»»

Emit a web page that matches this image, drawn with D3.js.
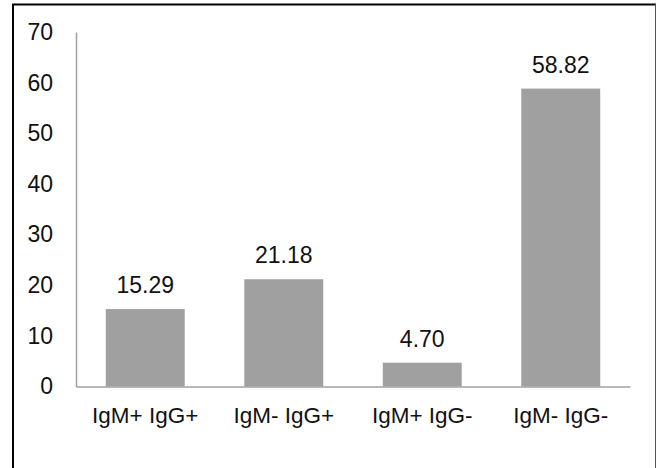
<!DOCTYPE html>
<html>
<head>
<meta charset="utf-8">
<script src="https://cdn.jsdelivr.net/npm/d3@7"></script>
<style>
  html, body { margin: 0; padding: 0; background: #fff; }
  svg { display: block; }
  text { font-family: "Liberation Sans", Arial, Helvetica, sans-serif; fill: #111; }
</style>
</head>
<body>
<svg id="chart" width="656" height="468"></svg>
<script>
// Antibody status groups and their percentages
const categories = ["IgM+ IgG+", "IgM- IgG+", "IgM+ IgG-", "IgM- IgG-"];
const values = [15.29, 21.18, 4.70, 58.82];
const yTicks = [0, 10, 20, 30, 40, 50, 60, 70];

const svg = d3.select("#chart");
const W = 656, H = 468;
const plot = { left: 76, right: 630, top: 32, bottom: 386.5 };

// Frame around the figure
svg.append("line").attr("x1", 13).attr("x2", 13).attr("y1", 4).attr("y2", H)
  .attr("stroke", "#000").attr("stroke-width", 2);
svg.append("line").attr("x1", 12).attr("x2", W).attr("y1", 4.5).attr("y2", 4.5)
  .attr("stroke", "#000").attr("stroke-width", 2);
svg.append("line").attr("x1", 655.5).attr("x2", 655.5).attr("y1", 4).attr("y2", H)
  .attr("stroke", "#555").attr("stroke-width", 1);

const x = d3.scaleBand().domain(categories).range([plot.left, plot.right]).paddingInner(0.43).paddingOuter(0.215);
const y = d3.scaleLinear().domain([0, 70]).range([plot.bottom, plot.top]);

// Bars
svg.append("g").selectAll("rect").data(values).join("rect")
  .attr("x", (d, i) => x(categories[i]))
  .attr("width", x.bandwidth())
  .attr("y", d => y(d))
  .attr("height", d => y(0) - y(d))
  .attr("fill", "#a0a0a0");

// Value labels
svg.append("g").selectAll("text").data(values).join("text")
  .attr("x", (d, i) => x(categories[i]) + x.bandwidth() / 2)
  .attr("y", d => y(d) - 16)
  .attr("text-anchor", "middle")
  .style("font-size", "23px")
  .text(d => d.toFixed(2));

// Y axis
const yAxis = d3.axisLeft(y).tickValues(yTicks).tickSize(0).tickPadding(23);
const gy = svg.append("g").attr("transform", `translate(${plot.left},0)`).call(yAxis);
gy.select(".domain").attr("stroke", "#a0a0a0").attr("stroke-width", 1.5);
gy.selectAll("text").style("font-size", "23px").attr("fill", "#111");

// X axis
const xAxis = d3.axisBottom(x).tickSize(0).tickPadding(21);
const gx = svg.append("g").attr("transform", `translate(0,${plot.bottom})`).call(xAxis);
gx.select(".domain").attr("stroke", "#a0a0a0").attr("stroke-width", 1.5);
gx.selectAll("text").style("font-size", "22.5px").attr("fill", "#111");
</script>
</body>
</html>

««

Leave out the pictures and restate, word for word, the lines from the top of the data through the line containing "const yTicks = [0, 10, 20, 30, 40, 50, 60, 70];", both included.

# Solution to this problem
Emit a web page that matches this image, drawn with D3.js.
<!DOCTYPE html>
<html>
<head>
<meta charset="utf-8">
<script src="https://cdn.jsdelivr.net/npm/d3@7"></script>
<style>
  html, body { margin: 0; padding: 0; background: #fff; }
  svg { display: block; }
  text { font-family: "Liberation Sans", Arial, Helvetica, sans-serif; fill: #111; }
</style>
</head>
<body>
<svg id="chart" width="656" height="468"></svg>
<script>
// Antibody status groups and their percentages
const categories = ["IgM+ IgG+", "IgM- IgG+", "IgM+ IgG-", "IgM- IgG-"];
const values = [15.29, 21.18, 4.70, 58.82];
const yTicks = [0, 10, 20, 30, 40, 50, 60, 70];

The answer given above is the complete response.